September 6, 2006 – Focus GmbH and two German universities, Bielefeld and Mainz, working on a European Commission-sponsored project to develop extreme ultraviolet lithography (EUVL) technologies, say they have build a photoemission electron microscope capable of measuring features as small as 20nm without destroying the sample, a key step in development of EUV infrastructure. The researchers also recently were able to identify defects of 50nm hidden beneath the multilayer coating of a mask blank.
In EUV lithography, mask blank inspection keeps the sample intact during inspection, but methods such as scanning electron microscopy cannot identify defects hidden beneath the multilayer coating of the EUVL mask blank.
The companies are collaborating as part of More Moore, a three-year project led by ASML to promote the development of extreme ultraviolet lithography (EUVL) in Europe, and resolve technical problems of EUV lithography in order to ready the technology for volume production in chipmaking processes. Slated to complete its work later this year, the project is backed by GBP23.25 million in funding by the European Commission, and is part of the Information Society Technologies initiative under the sixth Framework Program for Research and Technological Development.

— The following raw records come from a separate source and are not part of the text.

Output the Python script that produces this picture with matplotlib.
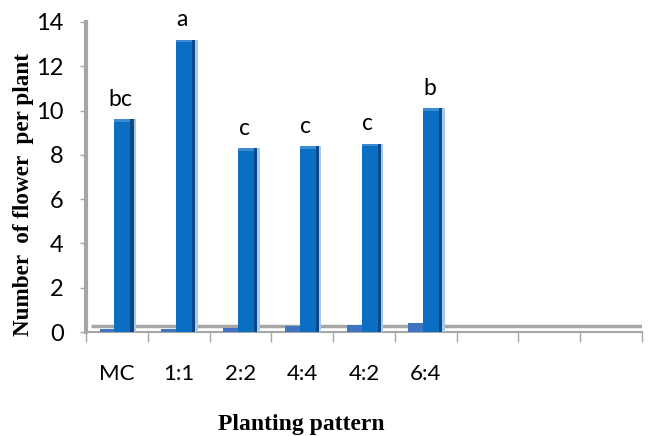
import matplotlib
matplotlib.use("Agg")
import matplotlib.pyplot as plt
import numpy as np

categories = ['MC', '1:1', '2:2', '4:4', '4:2', '6:4']
flowers = [9.6, 13.2, 8.3, 8.4, 8.5, 10.1]
minor_values = [0.15, 0.15, 0.2, 0.25, 0.3, 0.4]
letters = ['bc', 'a', 'c', 'c', 'c', 'b']
n_slots = 9
y_ticks = [0, 2, 4, 6, 8, 10, 12, 14]

tick_font = 'Lato'
label_font = 'Liberation Serif'
gray = '#A6A6A6'

fig = plt.figure(figsize=(6.48, 4.36), dpi=100)
ax = fig.add_axes([86/648, 104/436, 556/648, 310/436])
ax.set_xlim(-0.5, n_slots - 0.5)
ax.set_ylim(0, 14)

x = np.arange(len(categories))

# floor line (3D floor edge)
ax.plot([-0.42, n_slots - 0.5], [0.25, 0.25], color=gray, lw=2.5, zorder=1,
        solid_capstyle='butt')

# small series bars
ax.bar(x - 0.16, minor_values, width=0.24, color='#3E74C2', zorder=3)
# main bars: front face
ax.bar(x + 0.09, flowers, width=0.26, color='#0A6FC2', zorder=4)
# dark side face
ax.bar(x + 0.245, flowers, width=0.05, color='#0B4A86', zorder=4)
# light edge
ax.bar(x + 0.29, flowers, width=0.04, color='#A9C8E8', zorder=3)
# lighter top
ax.bar(x + 0.09, [0.12] * len(flowers), bottom=np.array(flowers) - 0.12,
       width=0.26, color='#3B8AD2', zorder=5)

for xi, v, t in zip(x, flowers, letters):
    ax.text(xi + 0.06, v + 0.6, t, ha='center', va='baseline',
            fontsize=16.5, family=tick_font, color='black')

# spines
for s in ['top', 'right']:
    ax.spines[s].set_visible(False)
ax.spines['left'].set_color(gray)
ax.spines['left'].set_linewidth(3)
ax.spines['bottom'].set_color(gray)
ax.spines['bottom'].set_linewidth(1.5)

ax.set_yticks(y_ticks)
ax.set_yticklabels([str(v) for v in y_ticks], fontsize=17, family=tick_font)
ax.tick_params(axis='y', direction='out', length=4, width=1, color=gray, pad=12)

ax.set_xticks(np.arange(-0.5, n_slots, 1.0))
ax.set_xticklabels([])
ax.tick_params(axis='x', which='major', direction='out', length=7, width=1, color=gray)
ax.set_xticks(x, minor=True)
ax.set_xticklabels(categories, minor=True, fontsize=16, family=tick_font)
ax.tick_params(axis='x', which='minor', length=0, pad=23)

fig.text(301/648, 1 - 424/436, 'Planting pattern', ha='center', va='center',
         fontsize=17, fontweight='bold', family=label_font)
fig.text(24/648, 1 - 194/436, 'Number  of flower  per plant', ha='center', va='center',
         rotation=90, fontsize=16.7, fontweight='bold', family=label_font)

fig.savefig('out.png', dpi=100)
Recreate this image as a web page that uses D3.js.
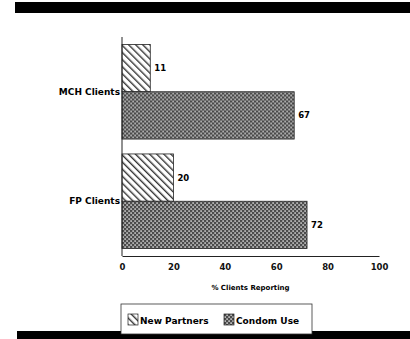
<!DOCTYPE html>
<html>
<head>
<meta charset="utf-8">
<script src="https://cdn.jsdelivr.net/npm/d3@7"></script>
<style>
  body { margin: 0; background: #fff; }
  svg { display: block; font-family: "DejaVu Sans", Arial, sans-serif; font-weight: bold; }
</style>
</head>
<body>
<svg></svg>
<script>
var categories = ["MCH Clients", "FP Clients"];
var seriesNames = ["New Partners", "Condom Use"];
var newPartners = [11, 20];
var condomUse = [67, 72];
var xTicks = [0, 20, 40, 60, 80, 100];

var width = 410, height = 339;
var svg = d3.select("svg").attr("width", width).attr("height", height);

var defs = svg.append("defs");
// diagonal hatch for new partners
var hatch = defs.append("pattern")
    .attr("id", "hatch")
    .attr("patternUnits", "userSpaceOnUse")
    .attr("width", 5).attr("height", 5)
    .attr("patternTransform", "rotate(-45)");
hatch.append("rect").attr("width", 5).attr("height", 5).attr("fill", "#fff");
hatch.append("rect").attr("x", 0).attr("width", 1.4).attr("height", 5).attr("fill", "#333");

// checker for condom use
var check = defs.append("pattern")
    .attr("id", "check")
    .attr("patternUnits", "userSpaceOnUse")
    .attr("width", 4).attr("height", 4);
check.append("rect").attr("width", 4).attr("height", 4).attr("fill", "#4a4a4a");
check.append("rect").attr("x", 0.3).attr("y", 0.3).attr("width", 1.6).attr("height", 1.6).attr("fill", "#d0d0d0");
check.append("rect").attr("x", 2.3).attr("y", 2.3).attr("width", 1.6).attr("height", 1.6).attr("fill", "#d0d0d0");

var fills = ["url(#hatch)", "url(#check)"];

// top and bottom rules
svg.append("rect").attr("x", 15).attr("y", 2).attr("width", width - 15).attr("height", 11).attr("fill", "#000");
svg.append("rect").attr("x", 17).attr("y", 331).attr("width", width - 17).attr("height", 8).attr("fill", "#000");

var x = d3.scaleLinear().domain([0, 100]).range([122, 379]);
var y0 = d3.scaleBand().domain(categories).range([37, 256])
    .paddingInner(0.136).paddingOuter(0.068);
var y1 = d3.scaleBand().domain(seriesNames).range([0, y0.bandwidth()]);

var rows = categories.map(function(c, i) {
  return { cat: c, values: [newPartners[i], condomUse[i]] };
});

var g = svg.selectAll(".grp")
    .data(rows)
  .enter().append("g")
    .attr("class", "grp")
    .attr("transform", function(d) { return "translate(0," + y0(d.cat) + ")"; });

g.selectAll("rect")
    .data(function(d) { return d.values.map(function(v, j) { return { s: seriesNames[j], v: v, j: j }; }); })
  .enter().append("rect")
    .attr("x", x(0))
    .attr("y", function(d) { return y1(d.s); })
    .attr("width", function(d) { return x(d.v) - x(0); })
    .attr("height", y1.bandwidth())
    .attr("fill", function(d) { return fills[d.j]; })
    .attr("stroke", "#222")
    .attr("stroke-width", 0.8);

g.selectAll(".val")
    .data(function(d) { return d.values.map(function(v, j) { return { s: seriesNames[j], v: v }; }); })
  .enter().append("text")
    .attr("x", function(d) { return x(d.v) + 4; })
    .attr("y", function(d) { return y1(d.s) + y1.bandwidth() / 2; })
    .attr("dy", "0.35em")
    .style("font-size", "8.5px")
    .text(function(d) { return d.v; });

// category labels sit at the boundary between the two bars
g.append("text")
    .attr("x", x(0) - 2)
    .attr("y", y1.bandwidth())
    .attr("dy", "0.35em")
    .attr("text-anchor", "end")
    .style("font-size", "9px")
    .text(function(d) { return d.cat; });

// y axis line
svg.append("line")
    .attr("x1", x(0)).attr("x2", x(0))
    .attr("y1", 37).attr("y2", 256)
    .attr("stroke", "#222").attr("stroke-width", 1);

// x axis (baseline + labels, no tick marks)
var xAxis = d3.axisBottom(x).tickValues(xTicks).tickSize(0).tickPadding(8);
var ax = svg.append("g")
    .attr("transform", "translate(0,256)")
    .call(xAxis);
ax.select(".domain").attr("stroke", "#222").attr("stroke-width", 1);
ax.selectAll("text")
    .style("font-family", "DejaVu Sans, Arial, sans-serif")
    .style("font-weight", "bold")
    .style("font-size", "8.5px")
    .attr("fill", "#111");

svg.append("text")
    .attr("x", (x(0) + x(100)) / 2)
    .attr("y", 290)
    .attr("text-anchor", "middle")
    .style("font-size", "7px")
    .text("% Clients Reporting");

// legend
var leg = svg.append("g");
leg.append("rect")
    .attr("x", 121).attr("y", 304).attr("width", 191).attr("height", 30)
    .attr("fill", "#fff").attr("stroke", "#333").attr("stroke-width", 0.8);

var legItems = [
  { name: seriesNames[0], fill: fills[0], x: 128 },
  { name: seriesNames[1], fill: fills[1], x: 224 }
];
legItems.forEach(function(d) {
  leg.append("rect")
      .attr("x", d.x).attr("y", 314).attr("width", 10).attr("height", 11)
      .attr("fill", d.fill).attr("stroke", "#222").attr("stroke-width", 0.7);
  leg.append("text")
      .attr("x", d.x + 12).attr("y", 324)
      .style("font-size", "9px")
      .text(d.name);
});
</script>
</body>
</html>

“We are proud that More Moore could contribute so significantly to the advancement of EUVL technology and are thankful for the EU support that makes this possible,” stated Rob Hartman, leader of the More Moore project, and director of ASML’s strategic technology program.
In December 2005, Xtreme Technologies GmbH, a joint venture between Jenoptik AG and Ushio Inc. developing light sources for extreme-ultraviolet (EUV) photolithography, revealed its own “More Moore” project work of a “proof of principle” 800W light source at origin, with up to 80W at the intermediate focus, approaching the 1kW output seen as a requirement for EUV use in volume production.
Participants include ASML, Phystex, Zeiss, AMTC, Philips EUV, Xtreme Technologies, FOCUS, SIGMA-C, AZ Electronic Materials, Schott Lithotec, Philips, XENOCS, Sagem Defense Securite, Imagine Optic, EPPRA, and Media Lario. Academic and research institutions participating in More Moore include IMEC, CEA-Leti, CNRS, TNO, FOM Rijnhuizen, Fraunhofer Institute, ISAN and IPM RAS (Russian Institutes of Science), ENEA, ELETTRA, and NCSR, as well as universities of Bielefeld, Mainz, Delft, and Birmingham.